The consequences of the decision to deny support are potentially catastrophic. A migrant who is denied support has no right to work and no right to rent. Their bank account is closed and their assets are frozen. The choices that people in that position face are bleak. The Bill acknowledges the need to support refused migrants who have genuine obstacles to leaving the UK, but it has not been made clear what a genuine obstacle will be, even though my Opposition colleagues have been pushing for clarity. My hon. Friend the Member for South Shields has just raised the matter yet again. What is clear, however, is who decides whether the obstacle exists. It is the Home Office, without scrutiny, oversight or effective challenge. That is bad practice in any process, but in the light of the Home Office’s frankly miserable record of making the correct decision the first time, it will be disastrous.
There is currently a right of appeal on decisions made about section 4 support. Statistics from the asylum support tribunal should make for uncomfortable reading for the Government, because 62% of appeals between September 2014 and August 2015 were successful. The claims were allowed, sent back to the Home Office for a fresh decision or withdrawn in acknowledgement of a flawed decision.
The Home Office has a similarly poor record in assessing destitution. In 2014-15, the Asylum Support Appeals Project represented 168 asylum seekers whom the Home Office had denied support on the grounds that it did not believe that they were destitute. Of those decisions, 70% were overturned on appeal. Such figures cannot but lead us to the conclusion that there is a serious problem with Home Office decision making. During the Committee’s evidence sessions, witnesses offered various explanations for those failings, from inadequate training to overly complex immigration regulations, and Ministers have given other examples. Whatever the reasons, however, when nearly two thirds of decisions are being overturned on appeal, something needs to be done to address the problem.

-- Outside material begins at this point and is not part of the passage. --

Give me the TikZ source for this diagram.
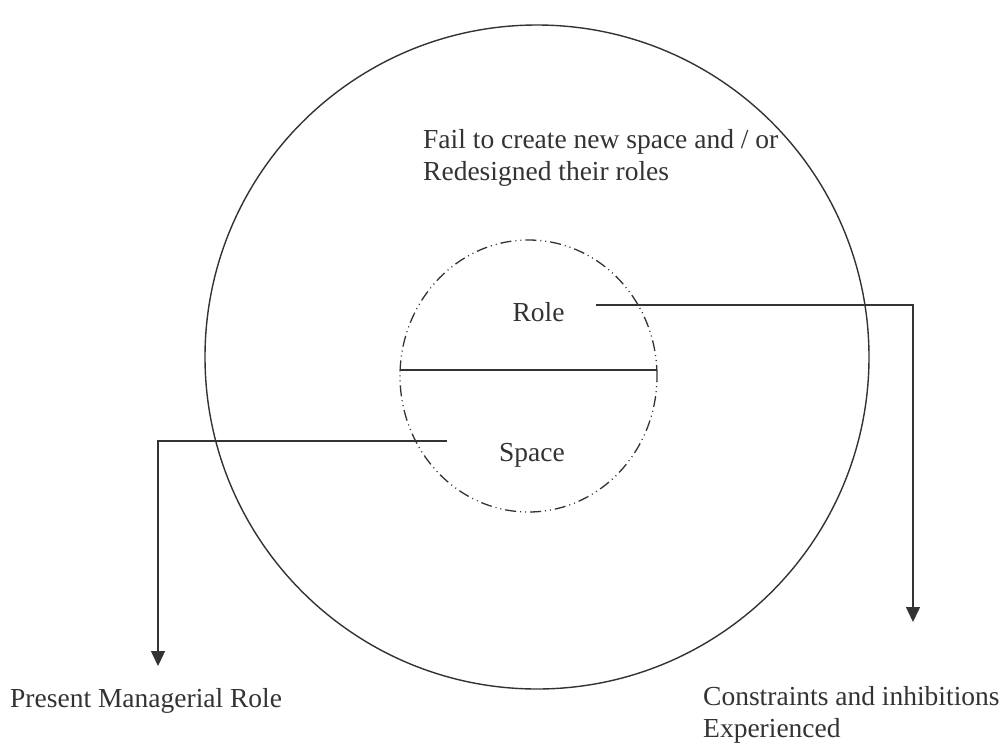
\documentclass[tikz,border=0pt]{standalone}
\usepackage{fontspec}
\setmainfont{Liberation Serif}
\usetikzlibrary{arrows.meta,shapes.geometric}
\definecolor{ink}{HTML}{333333}
\begin{document}
\begin{tikzpicture}[x=1pt,y=-1pt,
  ink line/.style={draw=ink, line width=1.4pt},
  dashdotdot line/.style={draw=ink, line width=1.3pt,
    dash pattern=on 11pt off 4pt on 1pt off 4pt on 1pt off 4pt},
  label text/.style={text=ink, inner sep=0pt, anchor=base west,
    font=\fontsize{27.5}{32}\selectfont},
  center text/.style={text=ink, inner sep=0pt, anchor=base,
    font=\fontsize{27.5}{32}\selectfont},
  tip arrow/.style={ink line, -{Triangle[width=14pt,length=15pt]}}]
\useasboundingbox (0,0) rectangle (1004,748);
\fill[white] (0,0) rectangle (1004,748);

% outer circle
\node[circle, ink line, minimum size=664pt, inner sep=0pt] (outer) at (537,357) {};
% inner dash-dot ellipse
\node[ellipse, dashdotdot line, minimum width=257pt, minimum height=272pt, inner sep=0pt] (inner) at (528.5,376) {};

% dividing line
\coordinate (divL) at (400,370);
\coordinate (divR) at (657,370);
\draw[ink line] (divL) -- (divR);

% texts
\node[label text] (fail1) at (423,148) {Fail to create new space and / or};
\node[label text] (fail2) at (423,180) {Redesigned their roles};
\node[center text] (role) at (538.5,321) {Role};
\node[center text] (space) at (532,461) {Space};
\node[label text] (present) at (10,707) {Present Managerial Role};
\node[label text] (constr1) at (703,705) {Constraints and inhibitions};
\node[label text] (constr2) at (703,737) {Experienced};

% connectors
\coordinate (roleStart) at (596,305);
\coordinate (roleCorner) at (913,305);
\coordinate (roleEnd) at (913,622);
\draw[tip arrow] (roleStart) -- (roleCorner) -- (roleEnd);

\coordinate (spaceStart) at (447,441);
\coordinate (spaceCorner) at (158,441);
\coordinate (spaceEnd) at (158,666);
\draw[tip arrow] (spaceStart) -- (spaceCorner) -- (spaceEnd);
\end{tikzpicture}
\end{document}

The Government’s solution in the Bill and in previous immigration legislation is indeed novel: simply abolish the right to appeal. That will certainly result in far fewer Home Office decisions being reversed, but it is hardly a solution that will in any way contribute to better decision making. Children and families will be badly affected by the loss of appeal rights. Section 95 support will no longer continue for families with children at the end of the asylum process. That poses a serious risk of leaving children destitute with no judicial oversight, as was clearly detailed by my hon. Friend the Member for South Shields.
Given the high proportion of Home Office decisions that will be overturned by the tribunal, the lack of appeal rights will inevitably transfer the responsibility for supporting destitute children to local authorities. We have heard from the Minister that the Department is in good consultation with local authorities, which is great, but the reality is that children who should be being supported by the Home Office will instead have to rely on overstretched local authority budgets to meet those most basic needs.
Much has been said of the need to ensure that our immigration system is one in which the public can have confidence. However, the way to achieve that confidence is not to pander to sensationalist headlines, but to ensure that most of the time the Home Office gets it right first time. Abolishing the right to challenge poor decisions and forcing people into the most abject poverty will not in any way contribute to achieving a goal that I am sure we all share.